En Guinée, la plupart des noms de famille, Il faut le savoir, renvoient à l’exercice d’une profession. Le dénommé “Untel” est un éleveur. Tounkara, par exemple, annonce un cordonnier. Diabaté – le patronyme de jeune fille de ma mère – fait penser à un griot (activité qu’elle-même n’a d’ailleurs jamais exercée pour des raisons à découvrir dans le livre qui lui est dédié). Kanté – celui de mon père –, désigne un forgeron. S’agissant de son cas, un peu particulier, il évoque un artisan sur argent et or. Et j’aurais pu, en toute logique, pratiquer le même métier si j’avais dû obéir à la tradition familiale, de type plutôt patriarcal. Ainsi, désirer seulement travailler comme l’aurait fait ma mère est-il une grande entorse aux habitudes, mais bien volontaire de ma part !
Dans “Pourquoi, diable, ai-je voulu devenir journaliste ?”, j’explique les raisons pour lesquelles je ne suis pas devenu un bijoutier tout en essayant de démontrer que l’orfèvrerie et l’écriture journalistique respectent la même déontologie et procèdent de la même technique.

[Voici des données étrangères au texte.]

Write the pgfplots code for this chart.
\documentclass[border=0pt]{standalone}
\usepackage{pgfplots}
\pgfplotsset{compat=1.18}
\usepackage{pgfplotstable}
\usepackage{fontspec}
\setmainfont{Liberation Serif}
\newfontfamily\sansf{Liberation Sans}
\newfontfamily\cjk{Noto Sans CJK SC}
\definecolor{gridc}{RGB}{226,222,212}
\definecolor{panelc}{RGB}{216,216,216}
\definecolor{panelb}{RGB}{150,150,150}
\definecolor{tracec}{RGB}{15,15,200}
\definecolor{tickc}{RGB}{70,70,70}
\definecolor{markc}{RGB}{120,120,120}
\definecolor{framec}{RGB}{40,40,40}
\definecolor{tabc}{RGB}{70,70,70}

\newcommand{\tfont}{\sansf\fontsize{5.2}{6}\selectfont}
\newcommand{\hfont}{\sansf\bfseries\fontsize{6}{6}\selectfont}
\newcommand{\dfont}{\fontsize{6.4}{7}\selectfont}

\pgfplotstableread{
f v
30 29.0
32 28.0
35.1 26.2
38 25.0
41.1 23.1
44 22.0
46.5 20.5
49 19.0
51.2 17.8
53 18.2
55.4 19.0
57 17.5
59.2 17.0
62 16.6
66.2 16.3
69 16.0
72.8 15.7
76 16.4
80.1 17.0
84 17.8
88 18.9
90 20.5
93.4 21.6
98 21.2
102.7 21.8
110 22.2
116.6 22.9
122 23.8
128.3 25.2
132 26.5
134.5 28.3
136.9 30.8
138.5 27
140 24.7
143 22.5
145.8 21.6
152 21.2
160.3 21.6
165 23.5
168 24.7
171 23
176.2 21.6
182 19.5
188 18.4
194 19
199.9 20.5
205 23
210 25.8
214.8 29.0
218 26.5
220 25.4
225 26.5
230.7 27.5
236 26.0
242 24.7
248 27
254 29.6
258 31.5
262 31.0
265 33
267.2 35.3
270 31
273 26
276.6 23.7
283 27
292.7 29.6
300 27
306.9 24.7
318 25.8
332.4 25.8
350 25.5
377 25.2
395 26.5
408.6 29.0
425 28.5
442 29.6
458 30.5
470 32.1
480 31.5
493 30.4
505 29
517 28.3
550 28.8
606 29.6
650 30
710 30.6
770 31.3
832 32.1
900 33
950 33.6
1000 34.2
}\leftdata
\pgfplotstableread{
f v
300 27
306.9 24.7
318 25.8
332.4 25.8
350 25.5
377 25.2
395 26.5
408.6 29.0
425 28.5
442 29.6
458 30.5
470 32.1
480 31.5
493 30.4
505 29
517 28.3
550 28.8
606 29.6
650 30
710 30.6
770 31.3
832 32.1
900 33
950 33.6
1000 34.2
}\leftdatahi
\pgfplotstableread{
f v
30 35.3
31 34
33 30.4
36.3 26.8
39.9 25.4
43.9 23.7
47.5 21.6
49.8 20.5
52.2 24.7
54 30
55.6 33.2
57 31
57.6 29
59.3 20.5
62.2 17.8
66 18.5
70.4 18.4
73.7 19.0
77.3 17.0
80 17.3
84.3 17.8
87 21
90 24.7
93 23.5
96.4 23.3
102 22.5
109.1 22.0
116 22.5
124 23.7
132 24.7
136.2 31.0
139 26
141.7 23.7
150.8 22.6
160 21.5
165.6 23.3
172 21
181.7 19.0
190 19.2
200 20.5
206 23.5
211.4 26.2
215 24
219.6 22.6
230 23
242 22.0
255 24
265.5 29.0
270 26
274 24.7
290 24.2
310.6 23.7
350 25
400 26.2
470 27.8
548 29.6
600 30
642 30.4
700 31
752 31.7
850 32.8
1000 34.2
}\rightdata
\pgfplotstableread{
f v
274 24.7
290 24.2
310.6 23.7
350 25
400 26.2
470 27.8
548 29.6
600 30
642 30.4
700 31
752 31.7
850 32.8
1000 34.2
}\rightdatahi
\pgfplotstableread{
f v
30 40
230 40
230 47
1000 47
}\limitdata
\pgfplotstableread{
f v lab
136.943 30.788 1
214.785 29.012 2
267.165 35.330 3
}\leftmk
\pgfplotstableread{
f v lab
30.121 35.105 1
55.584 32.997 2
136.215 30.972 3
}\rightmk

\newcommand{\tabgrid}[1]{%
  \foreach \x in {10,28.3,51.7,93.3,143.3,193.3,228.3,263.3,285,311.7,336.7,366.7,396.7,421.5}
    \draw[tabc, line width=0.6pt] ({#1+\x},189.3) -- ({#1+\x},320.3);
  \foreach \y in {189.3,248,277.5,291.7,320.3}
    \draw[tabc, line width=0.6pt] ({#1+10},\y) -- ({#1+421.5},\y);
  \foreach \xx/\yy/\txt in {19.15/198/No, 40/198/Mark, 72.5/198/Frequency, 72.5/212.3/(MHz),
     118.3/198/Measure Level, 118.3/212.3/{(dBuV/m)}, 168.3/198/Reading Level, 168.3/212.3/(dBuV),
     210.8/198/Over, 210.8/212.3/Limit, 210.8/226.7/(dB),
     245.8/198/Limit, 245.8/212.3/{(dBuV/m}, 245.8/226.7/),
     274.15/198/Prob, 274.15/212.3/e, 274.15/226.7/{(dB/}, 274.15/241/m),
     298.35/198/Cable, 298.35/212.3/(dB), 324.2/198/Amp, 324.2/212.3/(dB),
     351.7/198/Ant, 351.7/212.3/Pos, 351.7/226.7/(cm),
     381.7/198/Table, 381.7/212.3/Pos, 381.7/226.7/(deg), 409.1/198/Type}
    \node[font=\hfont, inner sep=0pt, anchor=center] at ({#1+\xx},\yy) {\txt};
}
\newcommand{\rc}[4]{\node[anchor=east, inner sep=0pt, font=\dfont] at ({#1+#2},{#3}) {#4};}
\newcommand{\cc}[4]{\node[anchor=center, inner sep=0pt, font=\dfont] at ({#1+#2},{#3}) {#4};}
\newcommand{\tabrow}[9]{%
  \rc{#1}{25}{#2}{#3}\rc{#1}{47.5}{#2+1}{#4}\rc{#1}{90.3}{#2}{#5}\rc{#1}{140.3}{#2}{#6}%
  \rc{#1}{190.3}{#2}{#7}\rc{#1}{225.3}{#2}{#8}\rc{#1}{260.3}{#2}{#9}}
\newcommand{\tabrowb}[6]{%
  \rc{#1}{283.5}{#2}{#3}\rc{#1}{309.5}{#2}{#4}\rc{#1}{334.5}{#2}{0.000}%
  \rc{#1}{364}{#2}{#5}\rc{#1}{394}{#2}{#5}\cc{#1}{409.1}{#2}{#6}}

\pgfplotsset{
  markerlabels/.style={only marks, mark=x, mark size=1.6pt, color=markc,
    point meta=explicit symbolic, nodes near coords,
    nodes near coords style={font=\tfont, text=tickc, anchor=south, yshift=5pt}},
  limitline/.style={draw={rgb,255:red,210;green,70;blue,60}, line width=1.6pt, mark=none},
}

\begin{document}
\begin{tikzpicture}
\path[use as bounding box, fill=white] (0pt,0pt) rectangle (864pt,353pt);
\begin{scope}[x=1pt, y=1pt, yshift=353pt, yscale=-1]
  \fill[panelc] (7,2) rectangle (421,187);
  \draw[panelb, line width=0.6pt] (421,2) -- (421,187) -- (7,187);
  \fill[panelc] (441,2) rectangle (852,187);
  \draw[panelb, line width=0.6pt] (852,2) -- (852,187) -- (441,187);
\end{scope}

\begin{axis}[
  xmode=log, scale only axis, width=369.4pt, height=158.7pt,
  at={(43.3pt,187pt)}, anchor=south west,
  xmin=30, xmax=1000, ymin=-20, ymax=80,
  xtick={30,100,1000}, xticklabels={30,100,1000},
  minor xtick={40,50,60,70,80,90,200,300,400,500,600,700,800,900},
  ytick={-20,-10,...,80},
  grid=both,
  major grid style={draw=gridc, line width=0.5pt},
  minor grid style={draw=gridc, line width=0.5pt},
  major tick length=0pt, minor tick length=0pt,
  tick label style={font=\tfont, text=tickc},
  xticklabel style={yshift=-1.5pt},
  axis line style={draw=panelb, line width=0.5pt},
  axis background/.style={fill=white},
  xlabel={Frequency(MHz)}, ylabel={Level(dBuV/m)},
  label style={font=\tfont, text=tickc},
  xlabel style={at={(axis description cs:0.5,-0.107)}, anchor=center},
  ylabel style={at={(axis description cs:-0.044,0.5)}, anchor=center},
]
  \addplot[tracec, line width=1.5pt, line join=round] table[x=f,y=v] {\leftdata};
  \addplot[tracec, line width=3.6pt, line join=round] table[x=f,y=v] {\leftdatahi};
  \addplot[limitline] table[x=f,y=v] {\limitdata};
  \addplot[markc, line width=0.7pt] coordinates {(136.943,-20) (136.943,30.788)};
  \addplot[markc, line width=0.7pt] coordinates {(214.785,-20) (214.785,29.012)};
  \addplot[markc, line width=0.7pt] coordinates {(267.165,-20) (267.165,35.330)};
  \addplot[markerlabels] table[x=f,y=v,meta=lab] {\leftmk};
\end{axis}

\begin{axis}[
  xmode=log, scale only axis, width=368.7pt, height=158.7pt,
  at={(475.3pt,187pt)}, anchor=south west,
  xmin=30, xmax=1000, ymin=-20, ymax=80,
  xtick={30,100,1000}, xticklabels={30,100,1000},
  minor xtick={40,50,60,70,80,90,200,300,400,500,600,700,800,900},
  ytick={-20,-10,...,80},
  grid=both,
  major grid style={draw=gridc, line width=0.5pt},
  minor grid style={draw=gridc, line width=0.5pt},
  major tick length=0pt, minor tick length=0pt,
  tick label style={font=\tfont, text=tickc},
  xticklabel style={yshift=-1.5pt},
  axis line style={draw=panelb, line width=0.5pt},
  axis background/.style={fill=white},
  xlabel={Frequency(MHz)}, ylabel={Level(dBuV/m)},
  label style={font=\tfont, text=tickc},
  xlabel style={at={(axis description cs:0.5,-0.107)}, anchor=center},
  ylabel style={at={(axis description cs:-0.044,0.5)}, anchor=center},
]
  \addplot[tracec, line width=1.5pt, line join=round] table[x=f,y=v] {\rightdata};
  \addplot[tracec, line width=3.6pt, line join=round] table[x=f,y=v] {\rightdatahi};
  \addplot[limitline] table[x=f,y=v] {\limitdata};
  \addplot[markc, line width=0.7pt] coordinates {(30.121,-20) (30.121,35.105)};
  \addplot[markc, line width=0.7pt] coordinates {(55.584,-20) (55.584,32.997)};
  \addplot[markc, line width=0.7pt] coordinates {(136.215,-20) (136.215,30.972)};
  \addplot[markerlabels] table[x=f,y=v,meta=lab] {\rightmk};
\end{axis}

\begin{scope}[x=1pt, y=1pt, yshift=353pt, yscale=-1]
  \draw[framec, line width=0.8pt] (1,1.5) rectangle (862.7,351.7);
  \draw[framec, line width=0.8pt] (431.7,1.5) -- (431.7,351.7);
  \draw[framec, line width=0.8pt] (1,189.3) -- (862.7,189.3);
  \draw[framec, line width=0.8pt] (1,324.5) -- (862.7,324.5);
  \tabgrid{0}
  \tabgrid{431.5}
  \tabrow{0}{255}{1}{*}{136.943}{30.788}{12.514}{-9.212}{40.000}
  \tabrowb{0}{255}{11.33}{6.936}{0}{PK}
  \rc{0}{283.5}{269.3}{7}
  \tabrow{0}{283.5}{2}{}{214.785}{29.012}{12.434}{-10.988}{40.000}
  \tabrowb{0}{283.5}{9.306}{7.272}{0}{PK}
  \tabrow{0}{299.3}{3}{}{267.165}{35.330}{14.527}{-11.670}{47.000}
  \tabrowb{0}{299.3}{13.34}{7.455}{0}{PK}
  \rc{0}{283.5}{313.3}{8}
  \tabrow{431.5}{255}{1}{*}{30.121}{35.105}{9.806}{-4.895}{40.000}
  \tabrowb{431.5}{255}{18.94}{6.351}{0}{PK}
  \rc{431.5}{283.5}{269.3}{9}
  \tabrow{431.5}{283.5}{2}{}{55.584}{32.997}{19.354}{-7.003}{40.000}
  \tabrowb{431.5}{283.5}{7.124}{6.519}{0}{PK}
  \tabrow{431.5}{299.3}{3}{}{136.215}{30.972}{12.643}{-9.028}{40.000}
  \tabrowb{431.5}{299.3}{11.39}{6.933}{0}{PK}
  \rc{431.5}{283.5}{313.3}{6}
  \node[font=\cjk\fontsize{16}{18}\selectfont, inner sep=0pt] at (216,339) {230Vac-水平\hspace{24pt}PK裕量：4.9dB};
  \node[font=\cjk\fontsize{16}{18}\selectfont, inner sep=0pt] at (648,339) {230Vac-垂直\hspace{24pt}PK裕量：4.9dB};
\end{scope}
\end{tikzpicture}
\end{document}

Extrait tiré des pages 11 et 12 :
“Je n’utilise ni l’argent ni l’or – jaune ou blanc – pour fabriquer mes « bijoux » mais un matériau encore plus … « noble » ayant pour nom le mot, celui-là même sans lequel on ne saurait conférer aux objets toute leur valeur ! Avec lui, on peut révérer le beau, fustiger l’horreur, saisir la nuance… Il aide à exalter, à exhausser et à émouvoir dans le sens positif du terme parce qu’en donnant à voir, à entendre, à sentir et à ressentir, il permet de choisir devant n’importe quelle situation la meilleure alternative. Fait de sons, choisis avec minutie, et de sens, bien réfléchi, le mot est sans conteste le meilleur outil pour réconcilier à un moment donné les pires antagonismes qu’il a pu susciter à un autre moment !
Alors, il n’y a peut-être pas trop loin, tout compte fait, de la bijouterie à l’écriture. Et, par conséquent, je n’ai aucune raison d’en vouloir à mon père de ne m’avoir pas appris son métier.”

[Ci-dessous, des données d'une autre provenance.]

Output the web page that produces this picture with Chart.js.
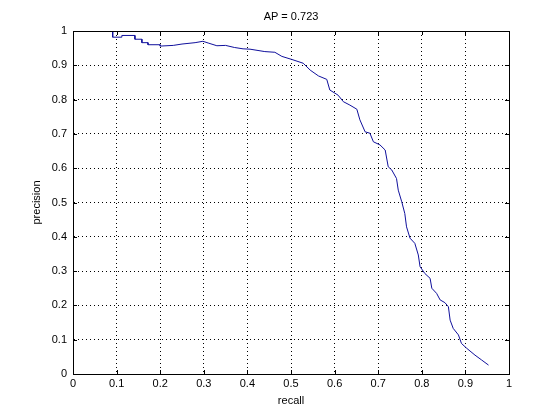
<!DOCTYPE html>
<html><head><meta charset="utf-8">
<script src="https://cdn.jsdelivr.net/npm/chart.js@4/dist/chart.umd.min.js"></script>
<style>html,body{margin:0;padding:0;background:#fff;}#wrap{width:560px;height:419px;}</style>
</head><body><div id="wrap"><canvas id="c" width="560" height="419"></canvas></div>
<script>
const chartTitle = "AP = 0.723";
const xLabel = "recall";
const yLabel = "precision";
const tickValues = [0,0.1,0.2,0.3,0.4,0.5,0.6,0.7,0.8,0.9,1];
const recall = [0.091,0.091,0.112,0.112,0.142,0.142,0.158,0.158,0.172,0.172,0.200,0.200,0.230,0.250,0.280,0.298,0.310,0.330,0.350,0.370,0.390,0.406,0.440,0.463,0.479,0.502,0.528,0.544,0.563,0.582,0.589,0.608,0.620,0.635,0.651,0.658,0.670,0.681,0.689,0.704,0.716,0.723,0.731,0.742,0.746,0.754,0.761,0.765,0.773,0.784,0.792,0.796,0.807,0.819,0.823,0.834,0.842,0.853,0.861,0.865,0.872,0.884,0.891,0.903,0.922,0.937,0.953];
const precision = [1.000,0.982,0.982,0.987,0.987,0.976,0.976,0.966,0.966,0.960,0.960,0.956,0.958,0.962,0.966,0.970,0.965,0.957,0.958,0.952,0.948,0.947,0.940,0.938,0.926,0.917,0.906,0.886,0.869,0.859,0.828,0.813,0.794,0.784,0.772,0.741,0.706,0.702,0.677,0.668,0.653,0.604,0.595,0.570,0.536,0.502,0.468,0.429,0.396,0.381,0.347,0.313,0.293,0.279,0.250,0.235,0.216,0.208,0.196,0.157,0.133,0.114,0.089,0.075,0.055,0.041,0.026];

const pts = recall.map((r,i)=>({x:r,y:precision[i]}));
const FONT = "'Liberation Sans', Arial, Helvetica, sans-serif";

const deco = {
  id:'deco',
  afterDraw(chart){
    const ctx = chart.ctx, a = chart.chartArea;
    const xs = chart.scales.x, ys = chart.scales.y;
    ctx.save();
    ctx.strokeStyle = '#000'; ctx.lineWidth = 1;
    ctx.strokeRect(Math.round(a.left)+0.5, Math.round(a.top)+0.5, Math.round(a.right-a.left), Math.round(a.bottom-a.top));
    ctx.beginPath();
    tickValues.forEach(v=>{
      const px = Math.round(xs.getPixelForValue(v))+0.5;
      ctx.moveTo(px,a.bottom); ctx.lineTo(px,a.bottom-4);
      ctx.moveTo(px,a.top); ctx.lineTo(px,a.top+4);
      const py = Math.round(ys.getPixelForValue(v))+0.5;
      ctx.moveTo(a.left,py); ctx.lineTo(a.left+4,py);
      ctx.moveTo(a.right,py); ctx.lineTo(a.right-4,py);
    });
    ctx.stroke();
    ctx.fillStyle = '#000';
    ctx.font = '11px ' + FONT;
    ctx.textAlign = 'center'; ctx.textBaseline = 'middle';
    const cx = (a.left+a.right)/2;
    ctx.fillText(chartTitle, cx, 17);
    ctx.fillText(xLabel, cx, 401);
    ctx.translate(37,(a.top+a.bottom)/2);
    ctx.rotate(-Math.PI/2);
    ctx.fillText(yLabel, 0, 0);
    ctx.restore();
  }
};

new Chart(document.getElementById('c'), {
  type:'line',
  data:{datasets:[{data:pts, borderColor:'#10109c', borderWidth:1, pointRadius:0, fill:false, tension:0}]},
  options:{
    responsive:false, animation:false,
    layout:{padding:{left:0,right:51,top:31,bottom:0}},
    plugins:{legend:{display:false}, title:{display:false}, tooltip:{enabled:false}},
    scales:{
      x:{type:'linear', min:0, max:1,
        afterFit(s){s.height=45;},
        afterBuildTicks(s){s.ticks = tickValues.map(v=>({value:v}));},
        grid:{color:'#000', lineWidth:1, drawTicks:false},
        border:{display:true,color:'#000',dash:[1,3]},
        ticks:{color:'#000', padding:3, font:{family:FONT,size:11}, maxRotation:0, callback:v=>String(v)}
      },
      y:{type:'linear', min:0, max:1,
        afterFit(s){s.width=73;},
        afterBuildTicks(s){s.ticks = tickValues.map(v=>({value:v}));},
        grid:{color:'#000', lineWidth:1, drawTicks:false},
        border:{display:true,color:'#000',dash:[1,3]},
        ticks:{color:'#000', padding:6, font:{family:FONT,size:11}, callback:v=>String(v)}
      }
    }
  },
  plugins:[deco]
});
</script></body></html>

“Pourquoi, diable, ai-je voulu devenir journaliste ?” est une réflexion sur l’activité des professionnels de l’information, souvent rebaptisés historiens du présent.
C’est une sorte de livre-bilan à mi-parcours qui me permet de raconter ce que je croyais être le métier et ce que j’ai découvert qu’il pouvait devenir, dans sa pratique courante, en révélant bonheurs et déconvenues, avant d’offrir une sélection de mes meilleurs articles. En Annexes, je propose même, in extenso, une de mes conférences, celle sur les Médias et l’Afrique. Donnée à Villeurbanne en 2005, elle rappelle les fondamentaux du métier, explique comment il est exercé en Afrique et fustige les grilles d’analyse souvent paresseuses avec lesquelles de grands reporters étrangers, des Occidentaux, de façon singulière, relatent les problèmes du continent.

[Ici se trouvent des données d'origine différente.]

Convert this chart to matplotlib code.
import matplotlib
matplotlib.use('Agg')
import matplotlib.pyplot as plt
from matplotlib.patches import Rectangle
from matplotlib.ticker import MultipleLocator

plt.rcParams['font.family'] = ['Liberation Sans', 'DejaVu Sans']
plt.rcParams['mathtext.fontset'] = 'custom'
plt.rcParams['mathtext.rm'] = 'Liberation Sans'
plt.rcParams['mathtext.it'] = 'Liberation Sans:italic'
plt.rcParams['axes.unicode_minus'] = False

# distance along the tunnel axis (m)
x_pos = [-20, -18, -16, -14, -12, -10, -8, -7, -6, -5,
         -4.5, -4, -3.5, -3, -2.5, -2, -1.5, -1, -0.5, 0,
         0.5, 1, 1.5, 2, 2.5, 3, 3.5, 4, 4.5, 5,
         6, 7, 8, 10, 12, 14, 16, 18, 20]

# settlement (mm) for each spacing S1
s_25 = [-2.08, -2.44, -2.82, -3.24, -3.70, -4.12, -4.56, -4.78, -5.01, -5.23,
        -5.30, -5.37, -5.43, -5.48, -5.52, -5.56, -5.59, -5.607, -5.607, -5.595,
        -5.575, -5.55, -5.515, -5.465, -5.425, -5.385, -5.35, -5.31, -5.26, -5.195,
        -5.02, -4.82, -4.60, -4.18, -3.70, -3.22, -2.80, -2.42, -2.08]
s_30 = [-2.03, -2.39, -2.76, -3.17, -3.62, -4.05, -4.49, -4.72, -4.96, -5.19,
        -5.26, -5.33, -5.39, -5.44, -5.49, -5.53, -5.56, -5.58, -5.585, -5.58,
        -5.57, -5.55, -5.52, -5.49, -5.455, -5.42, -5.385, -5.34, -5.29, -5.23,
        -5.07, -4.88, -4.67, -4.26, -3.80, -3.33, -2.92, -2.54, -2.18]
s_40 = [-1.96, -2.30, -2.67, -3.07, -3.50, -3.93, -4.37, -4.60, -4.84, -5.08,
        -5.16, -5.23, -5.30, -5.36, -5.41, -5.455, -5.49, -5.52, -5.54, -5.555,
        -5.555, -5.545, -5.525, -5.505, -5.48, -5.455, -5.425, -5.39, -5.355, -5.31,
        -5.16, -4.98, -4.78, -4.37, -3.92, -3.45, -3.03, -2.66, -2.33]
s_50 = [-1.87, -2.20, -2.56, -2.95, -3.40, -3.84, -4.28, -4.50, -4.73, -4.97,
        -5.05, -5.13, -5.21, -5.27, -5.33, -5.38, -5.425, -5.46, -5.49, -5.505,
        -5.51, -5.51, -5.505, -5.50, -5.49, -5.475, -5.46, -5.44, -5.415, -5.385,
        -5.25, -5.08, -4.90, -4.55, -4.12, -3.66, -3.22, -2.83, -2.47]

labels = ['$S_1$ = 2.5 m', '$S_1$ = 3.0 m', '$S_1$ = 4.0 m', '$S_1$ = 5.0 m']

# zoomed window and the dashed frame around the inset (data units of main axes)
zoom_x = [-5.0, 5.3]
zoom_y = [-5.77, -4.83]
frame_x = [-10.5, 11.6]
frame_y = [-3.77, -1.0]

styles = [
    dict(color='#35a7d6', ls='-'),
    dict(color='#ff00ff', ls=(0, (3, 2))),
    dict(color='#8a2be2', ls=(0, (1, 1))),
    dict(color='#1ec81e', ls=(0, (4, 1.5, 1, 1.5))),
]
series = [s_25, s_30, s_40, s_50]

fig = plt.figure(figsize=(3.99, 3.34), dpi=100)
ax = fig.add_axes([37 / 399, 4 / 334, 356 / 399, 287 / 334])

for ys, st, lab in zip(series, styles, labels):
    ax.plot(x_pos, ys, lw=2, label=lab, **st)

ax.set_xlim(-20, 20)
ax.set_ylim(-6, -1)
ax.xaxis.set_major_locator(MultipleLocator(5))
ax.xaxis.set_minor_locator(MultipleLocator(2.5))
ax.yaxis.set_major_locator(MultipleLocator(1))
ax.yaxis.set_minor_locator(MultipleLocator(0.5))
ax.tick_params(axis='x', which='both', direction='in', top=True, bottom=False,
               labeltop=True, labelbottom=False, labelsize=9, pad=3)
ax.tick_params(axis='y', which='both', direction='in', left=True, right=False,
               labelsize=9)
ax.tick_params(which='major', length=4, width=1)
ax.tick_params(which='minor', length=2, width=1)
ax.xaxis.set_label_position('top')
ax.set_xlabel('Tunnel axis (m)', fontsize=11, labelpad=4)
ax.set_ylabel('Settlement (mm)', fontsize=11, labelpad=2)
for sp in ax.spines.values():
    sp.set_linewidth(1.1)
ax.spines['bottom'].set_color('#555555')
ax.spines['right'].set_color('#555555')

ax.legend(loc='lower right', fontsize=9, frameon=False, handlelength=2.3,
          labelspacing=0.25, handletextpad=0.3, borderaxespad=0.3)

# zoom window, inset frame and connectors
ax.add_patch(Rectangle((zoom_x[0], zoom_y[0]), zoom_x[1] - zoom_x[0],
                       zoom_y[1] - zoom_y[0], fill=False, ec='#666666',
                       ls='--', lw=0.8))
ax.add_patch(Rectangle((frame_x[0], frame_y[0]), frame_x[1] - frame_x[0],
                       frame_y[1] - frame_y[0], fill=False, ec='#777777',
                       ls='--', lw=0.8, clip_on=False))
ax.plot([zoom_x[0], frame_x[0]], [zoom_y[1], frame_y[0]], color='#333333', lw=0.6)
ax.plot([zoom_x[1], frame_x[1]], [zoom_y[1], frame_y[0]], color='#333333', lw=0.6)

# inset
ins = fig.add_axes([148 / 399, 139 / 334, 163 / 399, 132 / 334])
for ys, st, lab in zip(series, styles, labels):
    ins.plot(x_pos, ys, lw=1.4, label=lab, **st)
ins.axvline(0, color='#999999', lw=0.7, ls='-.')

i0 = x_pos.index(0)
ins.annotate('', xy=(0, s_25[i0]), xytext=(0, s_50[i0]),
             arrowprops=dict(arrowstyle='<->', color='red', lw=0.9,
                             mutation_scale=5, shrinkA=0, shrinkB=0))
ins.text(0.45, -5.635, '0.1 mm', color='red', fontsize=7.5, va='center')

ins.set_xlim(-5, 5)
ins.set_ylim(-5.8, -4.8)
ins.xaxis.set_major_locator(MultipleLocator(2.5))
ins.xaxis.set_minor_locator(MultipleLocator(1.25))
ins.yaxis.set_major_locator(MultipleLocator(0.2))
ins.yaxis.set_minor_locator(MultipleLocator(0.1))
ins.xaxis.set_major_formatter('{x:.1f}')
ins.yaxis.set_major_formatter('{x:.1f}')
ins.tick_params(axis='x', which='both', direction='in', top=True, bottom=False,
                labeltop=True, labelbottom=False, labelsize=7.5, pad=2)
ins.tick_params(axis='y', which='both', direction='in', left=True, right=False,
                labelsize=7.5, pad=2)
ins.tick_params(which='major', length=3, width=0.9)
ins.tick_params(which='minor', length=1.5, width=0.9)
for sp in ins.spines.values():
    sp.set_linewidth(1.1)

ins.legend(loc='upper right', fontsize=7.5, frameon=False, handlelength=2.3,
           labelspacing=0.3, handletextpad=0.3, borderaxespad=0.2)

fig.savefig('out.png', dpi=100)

Le sentiment que je retire de cette réflexion ?
Une double frustration et demie !
Celle du journaliste qui ne peut en rien influer pour améliorer l’état du Monde car, il a plutôt le devoir de le raconter tel qu’il est.
Celle du griot qui n’est pas plus apte à faire changer le cours des choses même en ne chantant plus les louanges des puissants voire en brocardant plutôt et en pourfendant prédateurs, prévaricateurs et déprédateurs de tous acabits.
La demi-frustration, c’est celle de l’encore apprenti prosateur que je suis et qui aimerait bien entrer de plain-pied dans “le cercle” des grands “poètes apparus”. Eux seuls étant capables, me semble-t-il, d’anticiper les événements au lieu de les subir et, partant, d’imaginer des portes de sortie.
Serait-ce exprimer mon renoncement
à pratiquer les deux premiers métiers ? Sûrement pas !
Car, “Il n’est pas nécessaire d’espérer pour entreprendre ni de réussir pour persévérer”, a dit – en son temps – Guillaume d’Orange.
Cheikh Oumar Kanté.
Merci pour ce beau témoignage. Mais je ne doute pas Monsieur Kanté que vous soyez bientôt dans le cercle des grands poêtes. Votre analyse de votre métier de journaliste et de griot est éclairante, et j’espère que vous continuerez à dénoncer les horreurs de ce monde et à glorifier l’espoir de ceux qui luttent pour le changer.